*** outta *****
3 outta 5
Insidious: The Last Key features all kinds of weirdly creepy visuals and a pretty solid performance by the main actress. The movie stretches out the lead up to scares that it sort of loses steam because there’s only so much groping around in the dark in silence before loud noises until it becomes repetitive. Still, there are some decent twists in here and a surprisingly compelling family melodrama that serves as a back story to the scares. Last Key is not great but it has some cool stuff even if it is a bit of a drag.
Elise (Lin Shaye) is an elderly psychic who searches for demons that inhabit places with the help of her two sidekicks, Specs (Leigh Whannell) and Tucker (Angus Sampson). When Elise receives a call from Ted (Kirk Acevedo) asking for help, she is shocked to discover he lives at her childhood home where she escaped an abusive father and torment by ghosts. Hesitant but determined, she and her crew trek out to the house but, even in situations involving ghosts, things may not be what they seem.
The best stuff is saved for the finale when things start getting twisty involving Elise and her family history tied in with monsters and possession and so forth. It has a wee bit of The Shinning in there wherein the horrible actions of people may have been because they were possessed by demons, which is a standard trope. Having a character smash a demonic apparition to overcome their own tortured personal history is a nifty trick of emotional catharsis that often happens in horror movies.

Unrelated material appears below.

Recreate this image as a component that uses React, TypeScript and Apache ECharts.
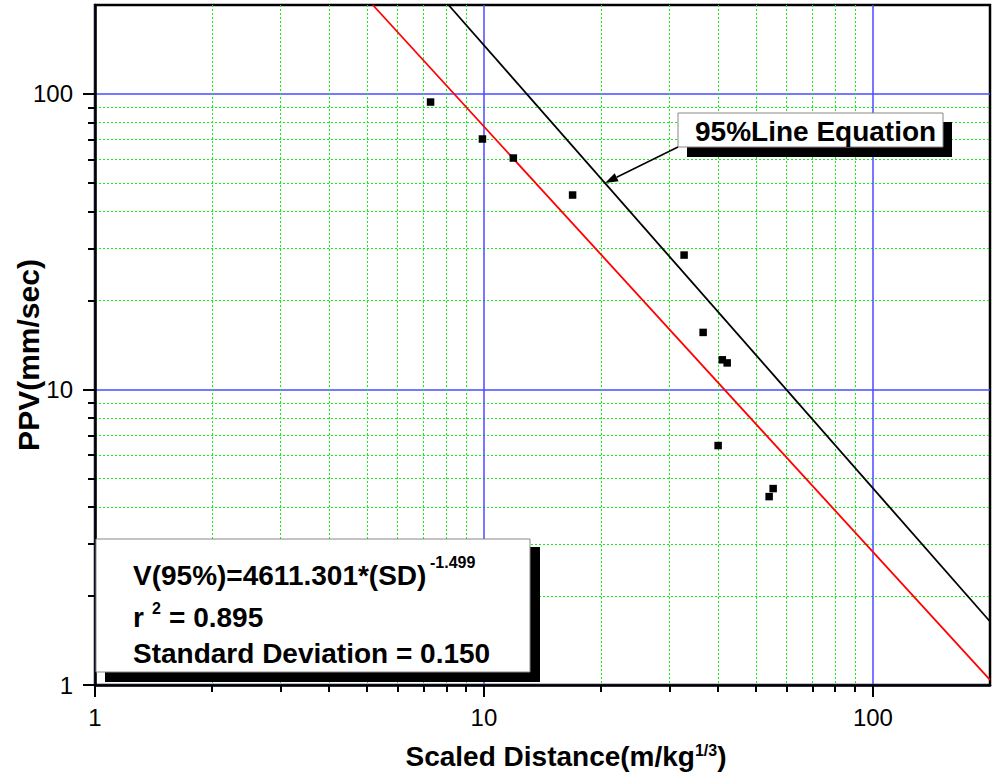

To add some needless tension, and maybe because the filmmakers thought they needed younger counterparts, Elise meets her long lost nieces who also, not surprisingly, have psychic powers. There’s Imogen (Caitlin Gerard) who is basically there to sort of look cute and project psychically into the monster-verse and her sister, Melissa (Spencer Locke) who gets attacked by a monster that has keys on its fingers in a freaky scene. Some third act horror movie nonsense occurs like Melissa fleeing into her body on the astral plane but it’s all kind of zippy so it doesn’t matter.
This is the 4th film in the Insidious series and the 2nd prequel to the original film. While it’s placement in the series chronology may be confusing the film is a fairly straightforward affair, mostly concerned with Elise’s childhood trauma. The few references to the previous films are ultimately needless. Last Key’s closing minutes focus entirely on knotting continuity tight into the first film which doesn’t have much emotional resonance to this particular story.
The tortured family history and traumatic childhood that Elise endured makes her immediately sympathetic as Shayne conveys a deep pain underneath her actions. Opening with kid Elise and her encounters with monsters and her cruel father are effectively creepy. The flashbacks involving Elise’s dad (Josh Stewart) are decent as Stewart shows a few different layers of overbearing abusiveness. Bruce Davidson pops up later on as Elise’s long lost brother and he does show that he has been hurt by her disappearance for decades since he was stuck with their insane father.
The comedy sidekicks add bits of levity and most of their lines are sort of funny, even if pretty dopey. Tucker is introduced setting up voice command light switches that he utterly fails at which isn’t exactly a sterling gag but Sampson sells it. Whannell is the nerdy one because he’s wearing glasses and gets excited when he finds an old comic. The sidekicks aren’t very exciting which is odd because Whannell is also the movie’s writer. As the owner of Elise’s old house, Acevedo swings from blue collar guy all the way around to crazy. There are some decent twists where the line between ghostly apparition and real people is blurred as sometimes the movie will lead the audience into thinking they’re looking at a ghost but it’s a human instead.
The direction by Adam Robitel is competent but uninspired. What works best are odd moments like a monster hand reaching out from behind a door to grab a key, or when the key monster attacks it’s victims. There isn’t much coherent logic in how the powers of the monster work but it gets a pass because it looks freaky. The music by Joseph Bishara is the same piercing strings and high pitched squeal that is in every horror movie that is only effective because it’s mixed incredibly loud. Bishara has also worked on Conjuring, other Insidious movies, and horror films so his scores all kind of mash together into a bland, indistinguishable gloop.
Insidious: The Last Key is a competent piece of horror film making that may not offer anything new, it does throw a decent curveball every once in awhile. Shaye is a good actress that makes the film more compelling that it should be. Elise overcoming her personal demons by fighting real demons makes for a likeable heroine, even if the scares have been done before.